Play is young and cheerful and fresh: precisely what lunch on a wintry day requires.
Its prime mover, Stephen Beckta, is manning the coat check as we stomp through the York Street door, shaking flurries off parkas, handing over soggy mitts. He takes on our burdens with habitual grace, and then leads us to a sunny upstairs table by a big, old window where we bask in the competent ministrations of a perceptive staff.
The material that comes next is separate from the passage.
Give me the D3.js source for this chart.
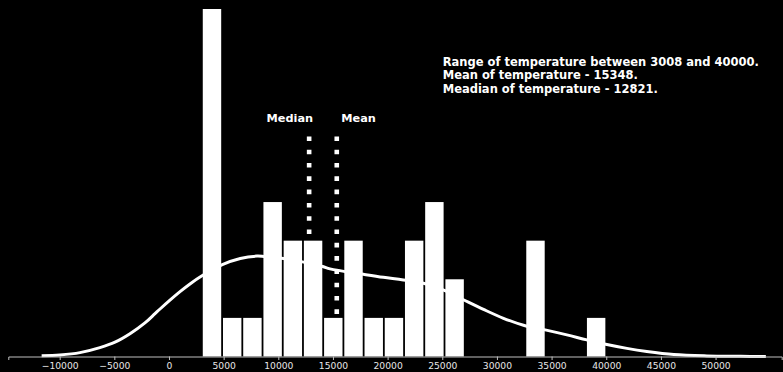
<!DOCTYPE html>
<html>
<head>
<meta charset="utf-8">
<script src="https://cdn.jsdelivr.net/npm/d3@7"></script>
<style>
  html, body { margin: 0; padding: 0; background: #000; }
  svg { display: block; }
</style>
</head>
<body>
<svg id="chart" width="783" height="372"></svg>
<script>
// Temperature histogram: 20 equal bins between the min and max reading
const tempMin = 3008;
const tempMax = 40000;
const binCounts = [9, 1, 1, 4, 3, 3, 1, 3, 1, 1, 3, 4, 2, 0, 0, 0, 3, 0, 0, 1];

// Summary statistics
const meanTemp = 15348;
const medianTemp = 12821;

// Kernel density estimate, expressed on the same scale as the bin counts
const kdeTemp = [-11650, -9980, -8150, -6320, -4940, -3570, -2200, -1280, -820, 90, 1010, 1920, 3020,
  4880, 6520, 8050, 8700, 10460, 12200, 14060, 14730, 17780, 19610, 21440, 23360, 25190,
  26930, 28770, 30600, 32430, 34410, 36400, 38230, 40060, 41890, 43710, 46180, 49200, 52300, 54600];
const kdeCount = [0.02, 0.04, 0.10, 0.23, 0.37, 0.59, 0.87, 1.11, 1.23, 1.46, 1.68, 1.88, 2.09,
  2.38, 2.54, 2.60, 2.59, 2.54, 2.45, 2.33, 2.27, 2.13, 2.05, 1.98, 1.89, 1.71,
  1.47, 1.22, 0.99, 0.81, 0.69, 0.56, 0.43, 0.31, 0.21, 0.13, 0.05, 0.015, 0.005, 0];

// Axis ticks
const xTicks = [-10000, -5000, 0, 5000, 10000, 15000, 20000, 25000, 30000, 35000, 40000, 45000, 50000];

// Dotted marker lines span this count range
const markerSpan = [1.04, 5.7];

const infoLines = [
  "Range of temperature between 3008 and 40000.",
  "Mean of temperature - 15348.",
  "Meadian of temperature - 12821."
];

const svg = d3.select("#chart");
const left = 8.3, right = 781.7, baseY = 356.5;

const x = d3.scaleLinear().domain([-14700, 56050]).range([left, right]);
const y = d3.scaleLinear().domain([0, 9]).range([baseY, 9]);

const binW = (tempMax - tempMin) / binCounts.length;
const bins = binCounts.map((c, i) => ({ x0: tempMin + i * binW, x1: tempMin + (i + 1) * binW, count: c }));

// bars
svg.append("g")
  .selectAll("rect")
  .data(bins.filter(d => d.count > 0))
  .join("rect")
  .attr("x", d => x(d.x0) + 0.9)
  .attr("width", d => x(d.x1) - x(d.x0) - 1.8)
  .attr("y", d => y(d.count))
  .attr("height", d => y(0) - y(d.count))
  .attr("fill", "#ffffff");

// density curve
const kde = kdeTemp.map((t, i) => [t, kdeCount[i]]);
svg.append("path")
  .datum(kde)
  .attr("fill", "none")
  .attr("stroke", "#ffffff")
  .attr("stroke-width", 3)
  .attr("stroke-linejoin", "round")
  .attr("d", d3.line().x(d => x(d[0])).y(d => y(d[1])).curve(d3.curveCatmullRom.alpha(0.5)));

// median / mean dotted lines
const markers = [
  { name: "Median", value: medianTemp, anchor: "end", dx: 4 },
  { name: "Mean", value: meanTemp, anchor: "start", dx: 4.5 }
];
svg.append("g")
  .selectAll("line")
  .data(markers)
  .join("line")
  .attr("x1", d => x(d.value))
  .attr("x2", d => x(d.value))
  .attr("y1", y(markerSpan[1]))
  .attr("y2", y(markerSpan[0]))
  .attr("stroke", "#ffffff")
  .attr("stroke-width", 4.6)
  .attr("stroke-dasharray", "4.6 8.7");

svg.append("g")
  .selectAll("text")
  .data(markers)
  .join("text")
  .attr("x", d => x(d.value) + d.dx)
  .attr("y", 122)
  .attr("text-anchor", d => d.anchor)
  .attr("fill", "#ffffff")
  .attr("font-family", "DejaVu Sans")
  .attr("font-weight", "bold")
  .attr("font-size", "11.3px")
  .text(d => d.name);

// info text
svg.append("text")
  .attr("x", 442.7)
  .attr("y", 66)
  .attr("fill", "#ffffff")
  .attr("font-family", "DejaVu Sans")
  .attr("font-weight", "bold")
  .attr("font-size", "11.5px")
  .selectAll("tspan")
  .data(infoLines)
  .join("tspan")
  .attr("x", 442.7)
  .attr("dy", (d, i) => i === 0 ? 0 : 13.3)
  .text(d => d);

// x axis
const axis = d3.axisBottom(x)
  .tickValues(xTicks)
  .tickSize(3.5)
  .tickPadding(2.5)
  .tickFormat(d => d < 0 ? "\u2212" + Math.abs(d) : String(d));

const gx = svg.append("g")
  .attr("transform", `translate(0,${baseY})`)
  .call(axis);
gx.select(".domain").attr("stroke", "#bfbfbf").attr("stroke-width", 1);
gx.selectAll(".tick line").attr("stroke", "#bfbfbf").attr("stroke-width", 1);
gx.selectAll(".tick text")
  .attr("fill", "#e6e6e6")
  .attr("font-family", "DejaVu Sans")
  .attr("font-size", "9.2px");
</script>
</body>
</html>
We are here to taste Play’s any-two-plates-for-$20 lunch, and drink a glass of wine suggested by a menu that pairs every dish with a proposal for best match, in three and five ounce pours. The presentation on the plate of the ‘S2S’ chorizo is striking, and the Frontenac County artisanal Seed to Sausage salami is very good. We don’t plan to eat it all, but hand goes from plate to mouth to plate again with embarrassing repetition, sometimes dunking the marbled, well-spiced sausage in the curls of Dijon mustard, sometimes not.
Next course, trout, yielding just right, in a sweet cider pool surrounding a silken squash purée. Layered above this, a few bitter disks of well peppered turnip, some soft ribbons of leek and a toss of chewy proscuitto for a bit of meaty, salty yum. A terrific dish.
Feeling we’d had a deal of a meal, we splurged on dessert: a stunner of a chocolate terrine, generous enough to pass around (and around).